Now in its 15th year and always scheduled for the last few days in November and the first weekend in December, it has become the destination for hundreds of thousands of art aficionados, celebrities, partygoers and investors who flavor the event — uniquely set in the American Riviera — with a particular panache.

With over 289 galleries from all over the world bringing their A-game — over 4,000 on display at the Convention Center alone — there is now way to see everything. Surrounding the epicenter are other private and public exhibits of collections at Art Miami, Scope, Design Miami, Satellite, NADA, Wynwood, Pulse, Untitled and more.
This year at the Convention Center, masterpieces were not that evident. Of course, that depends on who you ask. While many of the galleries brought mesmerizing and expensive, classically recognizable pieces, many brought pieces I found less than exciting, with accompanying prices that seemed laughable.

It often seemed the exact opposite while at the satellite fairs, like Scope, for example, where you walk into galleries with younger, experimental, less expensive and fresher pieces by up-and-comers (with galleries and artists paying much less in rent space.)
But art is subjective so I really will not attempt to say anything other than there is something for everyone. And yes, maybe I just DON’T GET IT. This was reiterated as I walked past Jose Arellano, who asked if I would take a picture of him and his friend in front of a smaller 2-D black-and-white piece of what appeared to be a Q-bert inspired exploding pyramid.

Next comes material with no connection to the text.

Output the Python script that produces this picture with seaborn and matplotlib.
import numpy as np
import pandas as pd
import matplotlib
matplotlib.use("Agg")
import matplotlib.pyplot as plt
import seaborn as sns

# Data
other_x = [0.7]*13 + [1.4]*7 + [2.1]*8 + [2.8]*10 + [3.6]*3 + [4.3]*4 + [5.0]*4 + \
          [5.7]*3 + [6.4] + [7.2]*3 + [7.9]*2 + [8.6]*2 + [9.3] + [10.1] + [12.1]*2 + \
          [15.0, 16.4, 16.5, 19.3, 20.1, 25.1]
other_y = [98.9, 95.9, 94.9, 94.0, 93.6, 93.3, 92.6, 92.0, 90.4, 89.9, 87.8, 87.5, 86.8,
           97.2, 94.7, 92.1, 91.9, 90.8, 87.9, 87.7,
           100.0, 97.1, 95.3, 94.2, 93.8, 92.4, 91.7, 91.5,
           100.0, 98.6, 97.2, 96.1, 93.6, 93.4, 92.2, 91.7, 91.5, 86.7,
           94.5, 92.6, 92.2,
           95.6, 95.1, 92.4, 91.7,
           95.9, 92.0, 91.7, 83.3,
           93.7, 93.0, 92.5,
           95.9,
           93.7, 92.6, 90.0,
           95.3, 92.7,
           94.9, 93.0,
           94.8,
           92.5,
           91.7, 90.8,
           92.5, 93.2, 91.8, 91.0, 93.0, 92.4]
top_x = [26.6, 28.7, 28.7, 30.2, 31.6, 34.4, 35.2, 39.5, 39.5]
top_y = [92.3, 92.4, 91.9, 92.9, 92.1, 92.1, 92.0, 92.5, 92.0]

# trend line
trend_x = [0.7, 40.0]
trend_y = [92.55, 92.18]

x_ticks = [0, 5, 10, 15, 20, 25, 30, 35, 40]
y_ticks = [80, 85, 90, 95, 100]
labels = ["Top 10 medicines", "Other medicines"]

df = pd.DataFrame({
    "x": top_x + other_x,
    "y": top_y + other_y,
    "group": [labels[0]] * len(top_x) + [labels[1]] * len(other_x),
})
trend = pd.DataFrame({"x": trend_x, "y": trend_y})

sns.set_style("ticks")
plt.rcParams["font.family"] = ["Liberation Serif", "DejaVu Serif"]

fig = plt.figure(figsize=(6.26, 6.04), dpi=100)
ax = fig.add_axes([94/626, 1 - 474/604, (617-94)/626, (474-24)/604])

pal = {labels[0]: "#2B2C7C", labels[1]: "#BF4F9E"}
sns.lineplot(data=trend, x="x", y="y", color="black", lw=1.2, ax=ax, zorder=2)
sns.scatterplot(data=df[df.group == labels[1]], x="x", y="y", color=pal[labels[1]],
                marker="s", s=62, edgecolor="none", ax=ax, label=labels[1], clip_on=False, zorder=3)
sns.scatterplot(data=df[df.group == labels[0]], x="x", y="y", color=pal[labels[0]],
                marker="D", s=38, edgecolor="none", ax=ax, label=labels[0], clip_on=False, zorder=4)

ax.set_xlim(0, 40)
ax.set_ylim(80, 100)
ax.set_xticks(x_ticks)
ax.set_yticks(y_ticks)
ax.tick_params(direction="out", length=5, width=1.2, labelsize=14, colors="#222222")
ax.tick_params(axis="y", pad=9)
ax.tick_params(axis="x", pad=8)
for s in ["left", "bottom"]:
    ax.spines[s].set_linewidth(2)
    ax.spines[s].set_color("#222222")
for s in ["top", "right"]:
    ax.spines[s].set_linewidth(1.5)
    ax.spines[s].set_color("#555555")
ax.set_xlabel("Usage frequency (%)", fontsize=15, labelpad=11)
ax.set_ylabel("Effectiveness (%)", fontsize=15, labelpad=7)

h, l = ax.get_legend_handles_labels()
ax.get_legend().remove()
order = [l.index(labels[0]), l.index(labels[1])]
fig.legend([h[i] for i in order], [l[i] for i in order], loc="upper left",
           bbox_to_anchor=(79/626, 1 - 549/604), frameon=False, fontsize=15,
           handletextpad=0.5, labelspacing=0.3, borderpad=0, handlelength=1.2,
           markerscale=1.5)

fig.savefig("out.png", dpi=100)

“Full length, three quarter or bust?” I asked. “Horizontal or vertical?” I am pretty conscientious when it comes to snapping a stranger’s shot, and I peppered off a dozen while saying, “One. Two. Three.”

“Do you like the piece?” the gentleman asked. “Oh, is this yours?” “Yes.” I had an easy time being honest about not reeeaallly liking the piece. Still I found nice things about it.
“Well, it is simple and understated, which I generally like. It reminds be a bit of Q-Bert, the old arcade game, except with a more limited palette, which I also generally enjoy. I would say, though, surrounded by such colorful and provocative pieces I’m afraid I would not have paid this much attention as it seems somewhat, well, dull and less than visually inviting.”

Yes, I was honest, rude even. But I really believe honesty in art perspective yields satisfaction and growth at unmeasured levels.
He looked at me, without any sense of offense, and simply asked me to step back a few steps, which I did.

“Now stare at the center and walk slowly to your right.” I did this. As I did, the exploding pyramid in boring blacks, whites and grays started to move and writhe before my eyes.
I was fascinated.

“Whoaaa,” I said, with great excitement. I’ve never tripped on acid but I’m sure this is what it is like. Lines on the painting started changing, moving, swirling and coming to life. The artist smiled. He created a virtual reality experience I almost missed entirely.
After an apology for not really “getting” it at first, I explained what I’ve learned about myself for years. I am often wrong about things and quicker than ever to accept when I am.
The artist, like many others at the exhibits, I’m sure, has deeper meanings, stories and points of view if you just take an extra minute to explore and discuss them. Which reminded me of what makes this one of the best events of all time.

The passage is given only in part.